= WHAT YOU SHOULD DO =
Copy each record exactly as it reads, leaving out any pictures it holds.

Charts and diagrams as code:
____________

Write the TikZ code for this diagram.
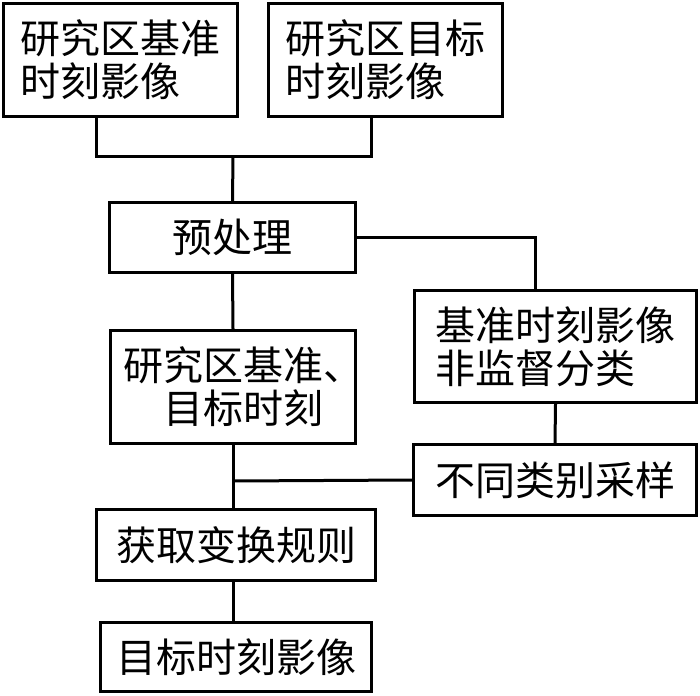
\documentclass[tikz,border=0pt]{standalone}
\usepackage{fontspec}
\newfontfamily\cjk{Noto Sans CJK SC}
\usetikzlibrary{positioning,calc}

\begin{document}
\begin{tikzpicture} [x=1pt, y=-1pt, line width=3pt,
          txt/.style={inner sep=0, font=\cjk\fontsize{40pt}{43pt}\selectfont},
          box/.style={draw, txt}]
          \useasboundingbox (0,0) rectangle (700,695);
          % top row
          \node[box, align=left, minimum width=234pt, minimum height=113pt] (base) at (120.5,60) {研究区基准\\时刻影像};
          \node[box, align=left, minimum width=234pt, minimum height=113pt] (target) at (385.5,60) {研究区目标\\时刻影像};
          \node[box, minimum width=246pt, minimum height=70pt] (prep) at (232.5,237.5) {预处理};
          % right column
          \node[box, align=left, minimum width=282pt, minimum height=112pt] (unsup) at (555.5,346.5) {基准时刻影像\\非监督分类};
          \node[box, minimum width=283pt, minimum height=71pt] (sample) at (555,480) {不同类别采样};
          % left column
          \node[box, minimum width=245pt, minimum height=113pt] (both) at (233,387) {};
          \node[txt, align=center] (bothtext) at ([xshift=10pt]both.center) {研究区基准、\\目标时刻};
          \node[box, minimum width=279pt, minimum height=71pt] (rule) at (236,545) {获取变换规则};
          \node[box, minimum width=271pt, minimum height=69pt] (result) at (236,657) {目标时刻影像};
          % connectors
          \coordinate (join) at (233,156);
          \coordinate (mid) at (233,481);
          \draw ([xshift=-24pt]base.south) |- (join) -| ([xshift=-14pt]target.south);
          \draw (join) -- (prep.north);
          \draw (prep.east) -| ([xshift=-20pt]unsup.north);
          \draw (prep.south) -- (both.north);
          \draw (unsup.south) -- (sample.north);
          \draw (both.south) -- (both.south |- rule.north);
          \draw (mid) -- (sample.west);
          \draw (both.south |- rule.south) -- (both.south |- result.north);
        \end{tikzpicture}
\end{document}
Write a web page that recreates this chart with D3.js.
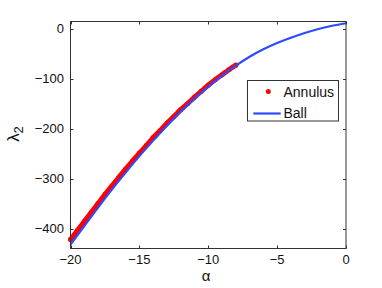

____________

= WRITTEN SOLUTION =
Write the TikZ code for this diagram.
\documentclass[tikz,border=0pt]{standalone}
\usepackage{fontspec}
\newfontfamily\cjk{Noto Sans CJK SC}
\usetikzlibrary{positioning,calc}

\begin{document}
\begin{tikzpicture} [x=1pt, y=-1pt, line width=3pt,
          txt/.style={inner sep=0, font=\cjk\fontsize{40pt}{43pt}\selectfont},
          box/.style={draw, txt}]
          \useasboundingbox (0,0) rectangle (700,695);
          % top row
          \node[box, align=left, minimum width=234pt, minimum height=113pt] (base) at (120.5,60) {研究区基准\\时刻影像};
          \node[box, align=left, minimum width=234pt, minimum height=113pt] (target) at (385.5,60) {研究区目标\\时刻影像};
          \node[box, minimum width=246pt, minimum height=70pt] (prep) at (232.5,237.5) {预处理};
          % right column
          \node[box, align=left, minimum width=282pt, minimum height=112pt] (unsup) at (555.5,346.5) {基准时刻影像\\非监督分类};
          \node[box, minimum width=283pt, minimum height=71pt] (sample) at (555,480) {不同类别采样};
          % left column
          \node[box, minimum width=245pt, minimum height=113pt] (both) at (233,387) {};
          \node[txt, align=center] (bothtext) at ([xshift=10pt]both.center) {研究区基准、\\目标时刻};
          \node[box, minimum width=279pt, minimum height=71pt] (rule) at (236,545) {获取变换规则};
          \node[box, minimum width=271pt, minimum height=69pt] (result) at (236,657) {目标时刻影像};
          % connectors
          \coordinate (join) at (233,156);
          \coordinate (mid) at (233,481);
          \draw ([xshift=-24pt]base.south) |- (join) -| ([xshift=-14pt]target.south);
          \draw (join) -- (prep.north);
          \draw (prep.east) -| ([xshift=-20pt]unsup.north);
          \draw (prep.south) -- (both.north);
          \draw (unsup.south) -- (sample.north);
          \draw (both.south) -- (both.south |- rule.north);
          \draw (mid) -- (sample.west);
          \draw (both.south |- rule.south) -- (both.south |- result.north);
        \end{tikzpicture}
\end{document}
Write a web page that recreates this chart with D3.js.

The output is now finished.